Our subject stayed at home until twenty-one years of age. On the breaking out of the Indian war, the family, having suffered the loss of their home, and all their effects, fled to Steilveron for safety, John F. being left with his brother William to look after the crops. They would undoubtedly have been killed but for the warning of a friendly Indian; and they also escaped to Steilveron. John then went to work as teamster for the government, and worked all through the Indian war until 1858, when he returned with his brother to where their comfortable home had stood, and found nothing remaining of all the improvements but a small chicken-house. With indomitable will they set to work improving again; and the following year the rest of the family returned to the home, where they have since lived. Mr. Kincaid afterwards laid out, on his father’s old Donation claim, the town of Sumner, which he named after the statesman, Charles Sumner.
He is a strong temperance man, and has incorporated in his deeds a clause prohibiting the sale of whisky in Sumner.

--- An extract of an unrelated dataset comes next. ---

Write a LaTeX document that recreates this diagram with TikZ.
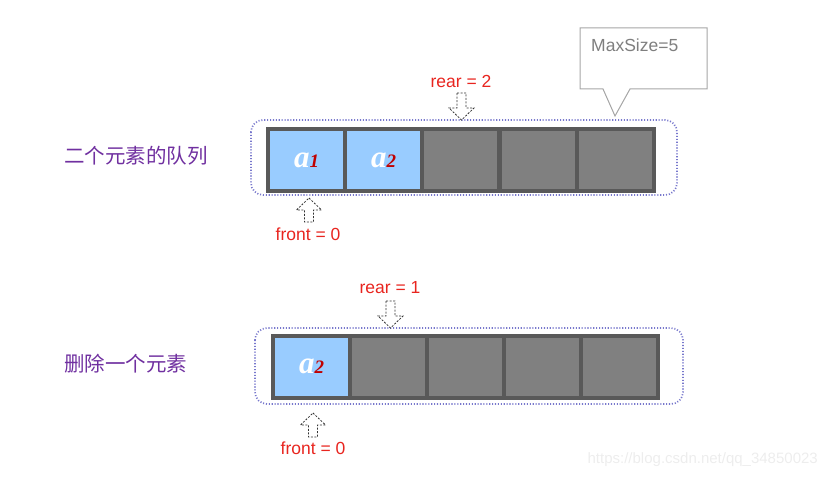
\documentclass[tikz,border=0pt]{standalone}
\usepackage{fontspec}
\setmainfont{Liberation Sans}
\newfontfamily\cjkfont{Noto Sans CJK SC}
\newfontfamily\serifbi[BoldItalicFont={* Bold Italic}]{Liberation Serif}
\definecolor{cellblue}{HTML}{99CCFF}
\definecolor{cellgray}{HTML}{808080}
\definecolor{celledge}{HTML}{595959}
\definecolor{dotblue}{HTML}{7878CC}
\definecolor{lblpurple}{HTML}{7030A0}
\definecolor{lblred}{HTML}{E8251F}
\definecolor{subred}{HTML}{C00000}
\definecolor{calloutgray}{HTML}{A6A6A6}
\definecolor{callouttext}{HTML}{7F7F7F}
\tikzset{
  cellbox/.style={draw=celledge, line width=4pt, minimum width=77pt, minimum height=62pt, inner sep=0pt, outer sep=0pt, anchor=north west},
  fullcell/.style={cellbox, fill=cellblue},
  emptycell/.style={cellbox, fill=cellgray},
  groupbox/.style={draw=dotblue, line width=1.7pt, dash pattern=on 1.1pt off 1.8pt, rounded corners=12pt},
  redlbl/.style={text=lblred, font=\fontsize{17.5}{20}\selectfont, inner sep=0pt},
  sidelbl/.style={text=lblpurple, font=\cjkfont\fontsize{20.5}{23}\selectfont, inner sep=0pt, anchor=west},
  blockarrow/.style={draw=black!80, dash pattern=on 2pt off 1.5pt, line width=0.8pt, fill=white},
}
\newcommand{\elem}[1]{{\serifbi\bfseries\itshape\textcolor{white}{\fontsize{31}{31}\selectfont a}\textcolor{subred}{\fontsize{19}{19}\selectfont #1}}}
\newcommand{\downarrowat}[2]{% center x, top y
  \draw[blockarrow] (#1-4.5,#2) -- (#1+4.5,#2) -- (#1+4.5,#2+15) -- (#1+12.5,#2+15) -- (#1,#2+27) -- (#1-12.5,#2+15) -- (#1-4.5,#2+15) -- cycle;}
\newcommand{\uparrowat}[2]{% center x, top y
  \draw[blockarrow] (#1,#2) -- (#1+12.5,#2+12) -- (#1+4.5,#2+12) -- (#1+4.5,#2+24) -- (#1-4.5,#2+24) -- (#1-4.5,#2+12) -- (#1-12.5,#2+12) -- cycle;}
\begin{document}
\begin{tikzpicture}[x=1pt,y=-1pt]
\useasboundingbox (0,0) rectangle (827,478);
% ===== top queue =====
\node[sidelbl] (lblA) at (64,156) {二个元素的队列};
\draw[groupbox] (251,120) rectangle (677,195);
\node[fullcell]  (t1) at (268.0,129) {\elem{1}};
\node[fullcell]  (t2) at (345.2,129) {\elem{2}};
\node[emptycell] (t3) at (422.4,129) {};
\node[emptycell] (t4) at (499.6,129) {};
\node[emptycell] (t5) at (576.8,129) {};
% rear / front markers
\node[redlbl] (rearA) at (461,81) {rear = 2};
\downarrowat{461.5}{93}
\uparrowat{309}{198}
\node[redlbl] (frontA) at (308,234) {front = 0};
% callout
\draw[draw=calloutgray, line width=1pt, fill=white] (580,28) -- (707,28) -- (707,89) -- (630,89) -- (615,116) -- (603,89) -- (580,89) -- cycle;
\node[text=callouttext, font=\fontsize{17.5}{20}\selectfont, inner sep=0pt, anchor=west] (maxsz) at (591,45) {MaxSize=5};
% ===== bottom queue =====
\node[sidelbl] (lblB) at (64,364) {删除一个元素};
\draw[groupbox] (255,328) rectangle (683,404);
\node[fullcell]  (b1) at (273,335.5) {\elem{2}};
\node[emptycell] (b2) at (350,335.5) {};
\node[emptycell] (b3) at (427,335.5) {};
\node[emptycell] (b4) at (504,335.5) {};
\node[emptycell] (b5) at (581,335.5) {};
\node[redlbl] (rearB) at (390,288) {rear = 1};
\downarrowat{390.5}{301}
\uparrowat{313}{413}
\node[redlbl] (frontB) at (313,448) {front = 0};
% watermark
\node[text=black!7, font=\fontsize{15}{18}\selectfont, inner sep=0pt, anchor=east] (wm) at (818,460) {https://blog.csdn.net/qq\_34850023};
\end{tikzpicture}
\end{document}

In 1874 he engaged in the hop business, and has since followed that industry. He is a Republican in politics, but not an active politician, and is an influential and honored man in the Puyallup valley, where he now resides, surrounded by a happy family and enjoying the comforts of a beautiful home.
His marriage to Miss Nancy A. Wright, a native of Missouri, took place in Steilveron July 5, 1868. They have had seven children, four of whom are deceased. Those living are Luella, Edna and William F.